= Jerome Fitzpatrick =

Irish teacher and language activist

Jerome Fitzpatrick (1878 in Cork – 1910 in Dublin), was an Irish Christian Brother, teacher, author and Irish Language enthusiast. A supporter of the Gaelic League and Irish language Revival, Fitzpatrick is noted for compiling and publishing many early books and aids to teaching the language.

Jerome Fitzpatrick was born in 1878 (some records suggest 1877) in Cork and educated at the North Monastery, Christian Brothers School. He joined the Christian Brothers, went to the Christian Brothers training school, St. Josephs, Baldoyle, Co. Dublin, and became a teacher. Fitzpatrick taught at Synge Street. CBS, in Dublin and in CBS Sexton Street in Limerick.

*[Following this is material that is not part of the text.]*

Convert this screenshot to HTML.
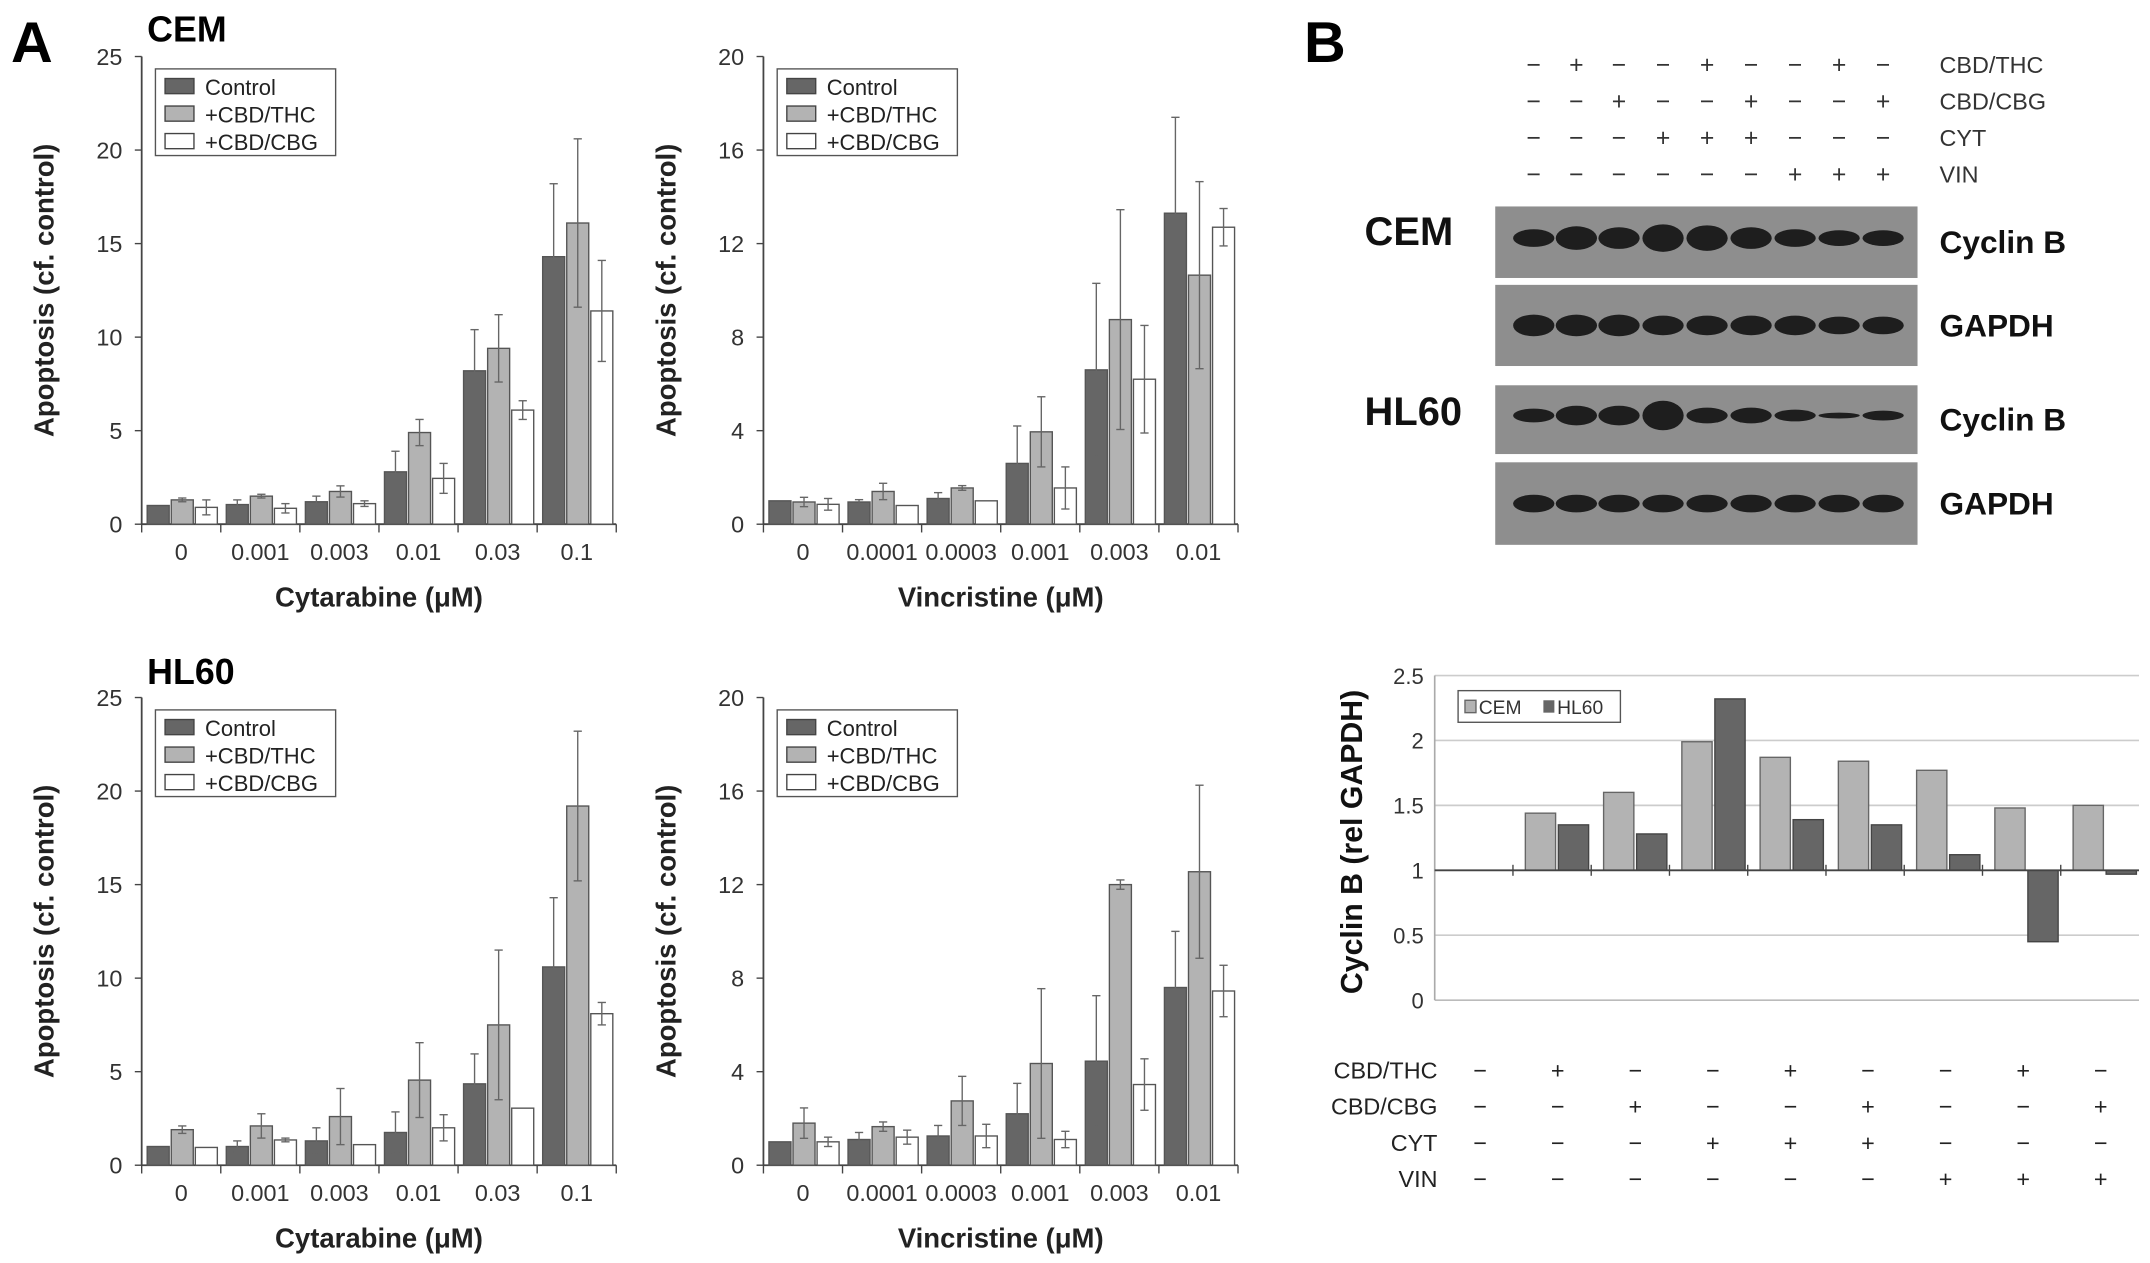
<!DOCTYPE html>
<html><head><meta charset="utf-8"><style>
html,body{margin:0;padding:0;background:#fff}
svg{display:block;font-family:"Liberation Sans",Arial,sans-serif}
</style></head><body>
<svg id="fig" width="2150" height="1263" viewBox="0 0 1563 918" xmlns="http://www.w3.org/2000/svg">
<rect width="1563" height="918" fill="#fff"/>
<text x="8" y="45" font-size="42" font-weight="bold">A</text>
<text x="948" y="45" font-size="42" font-weight="bold">B</text>
<text x="107" y="30" font-size="26" font-weight="bold">CEM</text>
<text x="107" y="497" font-size="26" font-weight="bold">HL60</text>
<g id="panels"></g>
<g id="blots"></g>
<g id="cyclin"></g>
</svg>
<script>
const NS="http://www.w3.org/2000/svg";
const seriesNames=["Control","+CBD/THC","+CBD/CBG"];
const fills=["#666","#b3b3b3","#fff"];
const cytCats=["0","0.001","0.003","0.01","0.03","0.1"];
const vinCats=["0","0.0001","0.0003","0.001","0.003","0.01"];
const cemCytCtrl=[1,1.05,1.2,2.8,8.2,14.3], cemCytCtrlErr=[0,0.25,0.3,1.1,2.2,3.9];
const cemCytThc=[1.3,1.5,1.75,4.9,9.4,16.1], cemCytThcErr=[0.1,0.1,0.3,0.7,1.8,4.5];
const cemCytCbg=[0.9,0.85,1.1,2.45,6.1,11.4], cemCytCbgErr=[0.4,0.25,0.15,0.8,0.5,2.7];
const cemVinCtrl=[1,0.95,1.1,2.6,6.6,13.3], cemVinCtrlErr=[0,0.1,0.25,1.6,3.7,4.1];
const cemVinThc=[0.95,1.4,1.55,3.95,8.75,10.65], cemVinThcErr=[0.2,0.35,0.1,1.5,4.7,4.0];
const cemVinCbg=[0.85,0.8,1.0,1.55,6.2,12.7], cemVinCbgErr=[0.25,0,0,0.9,2.3,0.8];
const hlCytCtrl=[1,1.0,1.3,1.75,4.35,10.6], hlCytCtrlErr=[0,0.3,0.7,1.1,1.6,3.7];
const hlCytThc=[1.9,2.1,2.6,4.55,7.5,19.2], hlCytThcErr=[0.2,0.65,1.5,2.0,4.0,4.0];
const hlCytCbg=[0.95,1.35,1.1,2.0,3.05,8.1], hlCytCbgErr=[0,0.1,0,0.7,0,0.6];
const hlVinCtrl=[1,1.1,1.25,2.2,4.45,7.6], hlVinCtrlErr=[0,0.3,0.45,1.3,2.8,2.4];
const hlVinThc=[1.8,1.65,2.75,4.35,12.0,12.55], hlVinThcErr=[0.65,0.2,1.05,3.2,0.2,3.7];
const hlVinCbg=[1.0,1.2,1.25,1.1,3.45,7.45], hlVinCbgErr=[0.2,0.3,0.5,0.35,1.1,1.1];
const cytTicks=[0,5,10,15,20,25];
const vinTicks=[0,4,8,12,16,20];
const lanesTHC=["−","+","−","−","+","−","−","+","−"];
const lanesCBG=["−","−","+","−","−","+","−","−","+"];
const lanesCYT=["−","−","−","+","+","+","−","−","−"];
const lanesVIN=["−","−","−","−","−","−","+","+","+"];
const cyclinCEM=[1,1.44,1.6,1.99,1.87,1.84,1.77,1.48,1.5];
const cyclinHL60=[1,1.35,1.28,2.32,1.39,1.35,1.12,0.45,0.97];
const cyclinTicks=["0","0.5","1","1.5","2","2.5"];

function mk(tag,attrs,parent,txt){const e=document.createElementNS(NS,tag);for(const k in attrs)e.setAttribute(k,attrs[k]);if(txt!==undefined)e.textContent=txt;parent.appendChild(e);return e;}

function panel(x0,yTop,yBot,xEnd,ticks,cats,vals,errs,xtitle,id){
  const g=mk("g",{},document.getElementById("panels"));
  
  
  const maxV=ticks[ticks.length-1];
  const Y=v=>yBot-(v/maxV)*(yBot-yTop);
  const gw=(xEnd-x0)/cats.length;
  const X=i=>x0+i*gw;
  const ax=mk("line",{x1:x0,y1:yTop,x2:x0,y2:yBot,stroke:"#444","stroke-width":1.3},g);
  
  
  ticks.forEach(t=>{
    mk("line",{x1:x0-5,y1:Y(t),x2:x0,y2:Y(t),stroke:"#444"},g);
    const tl=mk("text",{x:x0-14,y:Y(t)+6,"font-size":17,"text-anchor":"end",fill:"#333"},g,String(t));
    
    
  });
  const xa=mk("line",{x1:x0,y1:yBot,x2:xEnd,y2:yBot,stroke:"#444","stroke-width":1.3},g);
  
  
  for(let i=0;i<=cats.length;i++)mk("line",{x1:X(i),y1:yBot,x2:X(i),y2:yBot+6,stroke:"#444"},g);
  cats.forEach((c,i)=>{
    const tl=mk("text",{x:X(i)+gw/2,y:yBot+26,"font-size":17,"text-anchor":"middle",fill:"#333"},g,c);
    
    
    for(let s=0;s<3;s++){
      const bx=X(i)+4+s*17.5, bw=16, v=vals[s][i], e=errs[s][i];
      const r=mk("rect",{x:bx,y:Y(v),width:bw,height:yBot-Y(v),fill:fills[s],stroke:"#555","stroke-width":1},g);
      
      
      if(e>0){
        const cx=bx+bw/2;
        mk("line",{x1:cx,y1:Y(v+e),x2:cx,y2:Y(Math.max(0,v-e)),stroke:"#666","stroke-width":1},g);
        mk("line",{x1:cx-3,y1:Y(v+e),x2:cx+3,y2:Y(v+e),stroke:"#666"},g);
        mk("line",{x1:cx-3,y1:Y(Math.max(0,v-e)),x2:cx+3,y2:Y(Math.max(0,v-e)),stroke:"#666"},g);
      }
    }
  });
  const yl=mk("text",{transform:`translate(${x0-64},${(yTop+yBot)/2}) rotate(-90)`,"font-size":20,"font-weight":"bold","text-anchor":"middle",fill:"#222"},g,"Apoptosis (cf. control)");
  
  
  const xt=mk("text",{x:(x0+xEnd)/2,y:yBot+60,"font-size":20,"font-weight":"bold","text-anchor":"middle",fill:"#222"},g,xtitle);
  
  
  const lg=mk("g",{},g);
  
  
  mk("rect",{x:x0+10,y:yTop+9,width:131,height:63,fill:"#fff",stroke:"#555"},lg);
  seriesNames.forEach((n,s)=>{
    mk("rect",{x:x0+17,y:yTop+16+s*20,width:21,height:11,fill:fills[s],stroke:"#444"},lg);
    const t=mk("text",{x:x0+46,y:yTop+28+s*20,"font-size":16,fill:"#222"},lg,n);
    
    
  });
}
panel(103,41,381,448,cytTicks,cytCats,[cemCytCtrl,cemCytThc,cemCytCbg],[cemCytCtrlErr,cemCytThcErr,cemCytCbgErr],"Cytarabine (μM)","cem-cytarabine-chart");
panel(555,41,381,900,vinTicks,vinCats,[cemVinCtrl,cemVinThc,cemVinCbg],[cemVinCtrlErr,cemVinThcErr,cemVinCbgErr],"Vincristine (μM)","cem-vincristine-chart");
panel(103,507,847,448,cytTicks,cytCats,[hlCytCtrl,hlCytThc,hlCytCbg],[hlCytCtrlErr,hlCytThcErr,hlCytCbgErr],"Cytarabine (μM)","hl60-cytarabine-chart");
panel(555,507,847,900,vinTicks,vinCats,[hlVinCtrl,hlVinThc,hlVinCbg],[hlVinCtrlErr,hlVinThcErr,hlVinCbgErr],"Vincristine (μM)","hl60-vincristine-chart");

// Western blots
(function(){
  const g=document.getElementById("blots");
  
  
  const laneX=[1115,1146,1177,1209,1241,1273,1305,1337,1369];
  const rows=[lanesTHC,lanesCBG,lanesCYT,lanesVIN], rowNames=["CBD/THC","CBD/CBG","CYT","VIN"];
  rows.forEach((r,ri)=>{
    const y=47+ri*26.5;
    r.forEach((s,i)=>{mk("text",{x:laneX[i],y:y+6,"font-size":18,"text-anchor":"middle",fill:"#333"},g,s);});
    const t=mk("text",{x:1410,y:y+6,"font-size":17,fill:"#333"},g,rowNames[ri]);
    
    
  });
  const strips=[[150,52,"Cyclin B",[9,12,11,14,13,11,9,8,8]],[207,59,"GAPDH",[11,11,11,10,10,10,10,9,9]],[280,50,"Cyclin B",[7,10,10,15,8,8,6,3,5]],[336,60,"GAPDH",[9,9,9,9,9,9,9,9,9]]];
  strips.forEach(([y,h,lab,bh])=>{
    const r=mk("rect",{x:1087,y:y,width:307,height:h,fill:"#8e8e8e"},g);
    
    
    laneX.forEach((x,i)=>{mk("ellipse",{cx:x,cy:y+h*0.5-(lab==="Cyclin B"?3:0),rx:15,ry:bh[i]/1.4,fill:"#1e1e1e"},g);});
    const t=mk("text",{x:1410,y:y+h/2+8,"font-size":23,"font-weight":"bold",fill:"#111"},g,lab);
    
    
  });
  mk("text",{x:992,y:178,"font-size":29,"font-weight":"bold",fill:"#111"},g,"CEM");
  mk("text",{x:992,y:309,"font-size":29,"font-weight":"bold",fill:"#111"},g,"HL60");
})();

// Cyclin B chart
(function(){
  const g=document.getElementById("cyclin");
  
  
  const x0=1043,xEnd=1555,yTop=491,yBot=727;
  const Y=v=>yBot-(v/2.5)*(yBot-yTop);
  const gw=(xEnd-x0)/9;
  cyclinTicks.forEach(t=>{
    const v=parseFloat(t);
    if(v!==1&&v!==0)mk("line",{x1:x0,y1:Y(v),x2:xEnd,y2:Y(v),stroke:"#ccc","stroke-width":1.2},g);
    const tl=mk("text",{x:x0-8,y:Y(v)+6,"font-size":16,"text-anchor":"end",fill:"#333"},g,t);
    
    
  });
  mk("line",{x1:x0,y1:Y(0),x2:xEnd,y2:Y(0),stroke:"#bbb","stroke-width":1.2},g);
  mk("line",{x1:x0,y1:yTop,x2:x0,y2:yBot,stroke:"#aaa","stroke-width":1.2},g);
  for(let i=0;i<9;i++){
    const cx=x0+i*gw;
    const a=cyclinCEM[i],b=cyclinHL60[i];
    const r1=mk("rect",{x:cx+9,y:Y(Math.max(a,1)),width:22,height:Math.abs(Y(a)-Y(1)),fill:"#b3b3b3",stroke:"#666"},g);
    
    
    const r2=mk("rect",{x:cx+33,y:Y(Math.max(b,1)),width:22,height:Math.abs(Y(b)-Y(1)),fill:"#666",stroke:"#444"},g);
    
    
    if(i>0)mk("line",{x1:cx,y1:Y(1)-4,x2:cx,y2:Y(1)+4,stroke:"#444"},g);
  }
  mk("line",{x1:x0,y1:Y(1),x2:xEnd,y2:Y(1),stroke:"#444","stroke-width":1.3},g);
  const lg=mk("g",{},g);
  
  
  mk("rect",{x:1060,y:502,width:118,height:23,fill:"#fff",stroke:"#555"},lg);
  mk("rect",{x:1065,y:509,width:8,height:9,fill:"#b3b3b3",stroke:"#666"},lg);
  mk("text",{x:1075,y:519,"font-size":14,fill:"#333"},lg,"CEM");
  mk("rect",{x:1122,y:509,width:8,height:9,fill:"#666"},lg);
  mk("text",{x:1132,y:519,"font-size":14,fill:"#333"},lg,"HL60");
  const yl=mk("text",{transform:`translate(990,612) rotate(-90)`,"font-size":22,"font-weight":"bold","text-anchor":"middle",fill:"#111"},g,"Cyclin B (rel GAPDH)");
  
  
  const rows=[lanesTHC,lanesCBG,lanesCYT,lanesVIN], rowNames=["CBD/THC","CBD/CBG","CYT","VIN"];
  rows.forEach((r,ri)=>{
    const y=778+ri*26.3;
    const t=mk("text",{x:1045,y:y+6,"font-size":17,"text-anchor":"end",fill:"#222"},g,rowNames[ri]);
    
    
    r.forEach((s,i)=>{mk("text",{x:1076+i*56.4,y:y+6,"font-size":17,"text-anchor":"middle",fill:"#222"},g,s);});
  });
})();
</script>
</body></html>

Fitzpatrick produced eleven books on the Irish Language. At the time the authors who were brothers would not have been individually credited in publications, only the order would have been credited. During his life when producing Irish Language publications, Fitzpatrick would have been in communication with Irish Language Revivalists, such as Eoin MacNeill and Douglas Hyde.

Fitzpatrick died in 1910 in Dublin.

==Publications==
- First Irish Grammer, Br. J. Fitzpatrick, Christian Brothers.
- Aids to Irish Composition,Br. J. Fitzpatrick, and Br. V. Casey, 1907.
- Aids to the Pronunciation of Irish, Br. J. Fitzpatrick.